Tanta é a devoção para com Aristóteles que, em uma obra medieval, Vida de Aristóteles, ele é considerado como um precursor de Cristo. (Cf. T.M. Lindsay, La Reforma en su Contexto Histórico, Barcelona: CLIE., (1985), p. 70-71).
No início do século XVI, Lutero (1483-1546) escrevendo uma carta a seu amigo Johannes Lang (1487-1548) , refere-se a Aristóteles como “esse palhaço que, com sua máscara grega, tanto enganou a Igreja” (Carta de 08/02/1517, citada por Joachim Fischer na introdução do livro: Martinho Lutero: Obras Selecionadas, São Leopoldo; Porto Alegre, RS.: Sinodal; Concórdia, 1987, v. 1, p. 13). Dois meses depois, em outra carta a Lang, diz: “Nossa teologia e Agostinho progridem bem, com a ajuda de Deus, e predominam em nossa universidade. Aristóteles decai pouco a pouco e está sendo arruinado” (Carta de 18/05/1517, Apud Martinho Lutero: Obras Selecionadas, p. 13-14).
No período de 21/08/1517 a 04/09/1517, Lutero, combatendo o conceito vigente de que “sem Aristóteles, ninguém se torna teólogo”, escreveu: “Muito pelo contrário, ninguém se torna teólogo a não ser sem Aristóteles” (Martinho Lutero, Debate sobre a Teologia Escolástica: In: Martinho Lutero: Obras Selecionadas, v. 1, tese 44, p. 17). No ano seguinte, Lutero exarou: “Quem quiser filosofar sem perigo em Aristóteles precisa antes tornar-se bem tolo em Cristo” (Martinho Lutero, O Debate de Heidelberg (1518), In: Martinho Lutero: Obras Selecionadas, v. 1, tese 29, p. 39). “Se Aristóteles tivesse conhecido o poder absoluto de Deus, ter-lhe-ia sido impossível afirmar que a matéria permanece por si mesma” (Martinho Lutero: Obras Selecionadas, tese 34, p. 39-40). No combate de Lutero aos ensinos de Aristóteles, vemos como este era predominante nas Universidades mesmo no século XVI.

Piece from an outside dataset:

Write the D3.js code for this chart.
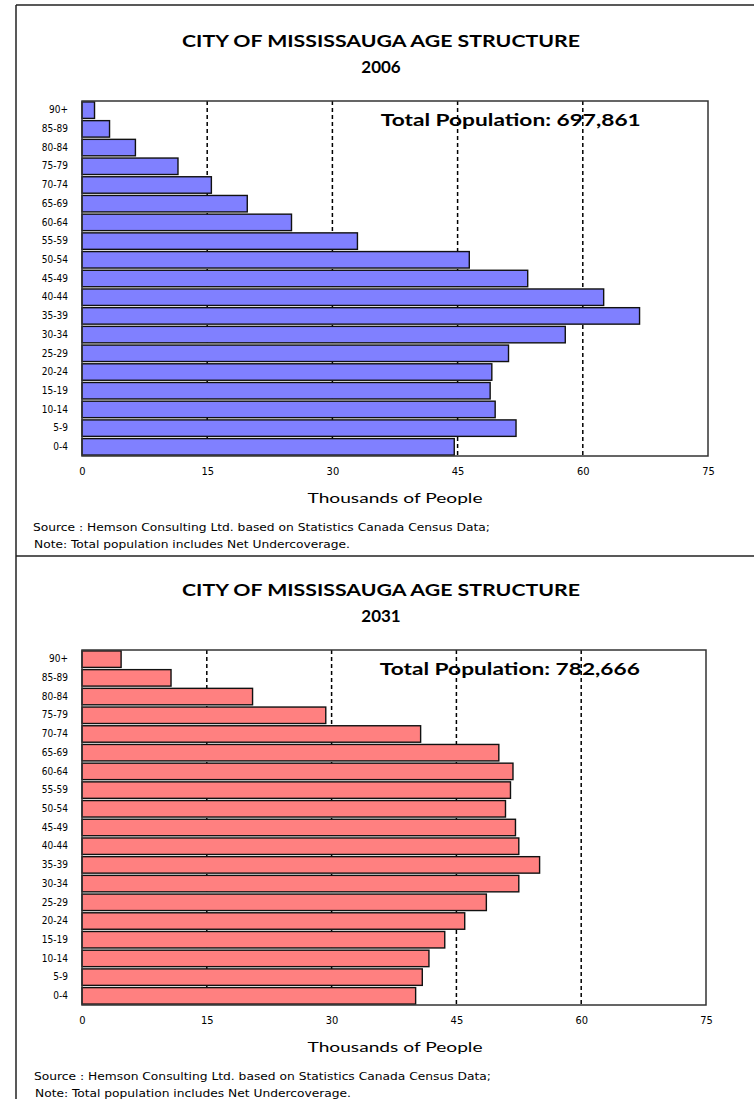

Podemos tomar o testemunho de Descartes, mesmo tardio, como um bom exemplo da perpetuação da formação tomista, ainda que em declínio, mas atuante no século XVII. René Descartes (1596-1650), que é considerado o “Pai da Filosofia Moderna” e da “Geometria Analítica”, à semelhança de Francis Bacon (1561-1626), insistiu na inutilidade da Lógica aprendida nas escolas. Descartes estudou no recém-inaugurado (porém com propósitos ambiciosos), Real Colégio da Companhia de Jesus La Flèche, (1604). Tendo uma formação tradicional no escolasticismo aristotélico, estudando Gramática, História, Poesia e Retórica (1606-1612). No entanto, terminou o seu curso, revelando a sua frustração. Em 1637, no seu Discurso do Método, escreveu:
“Fui nutrido nas letras desde a infância (10 anos), e por me haver persuadido de que, por meio delas, se podia adquirir um conhecimento claro e seguro de tudo o que é útil à vida, sentia extraordinário desejo de aprendê-las. Mas logo que terminei todo esse curso de estudos, ao cabo do qual se costuma ser recebido na classe dos doutos, mudei inteiramente de opinião. Pois me achava enleado em tantas dúvidas e erros, que me parecia não haver obtido outro proveito, procurando instruir-me, senão o de ter descoberto cada vez mais a minha ignorância. E, no entanto, estivera numa das mais célebres escolas da Europa (La Flèche), onde pensava que deviam existir homens sapientes, se é que existiam em algum lugar da Terra” (R. Descartes, Discurso do Método, São Paulo: Abril Cultural, (Os Pensadores, v. 15), 1973, I, p. 38).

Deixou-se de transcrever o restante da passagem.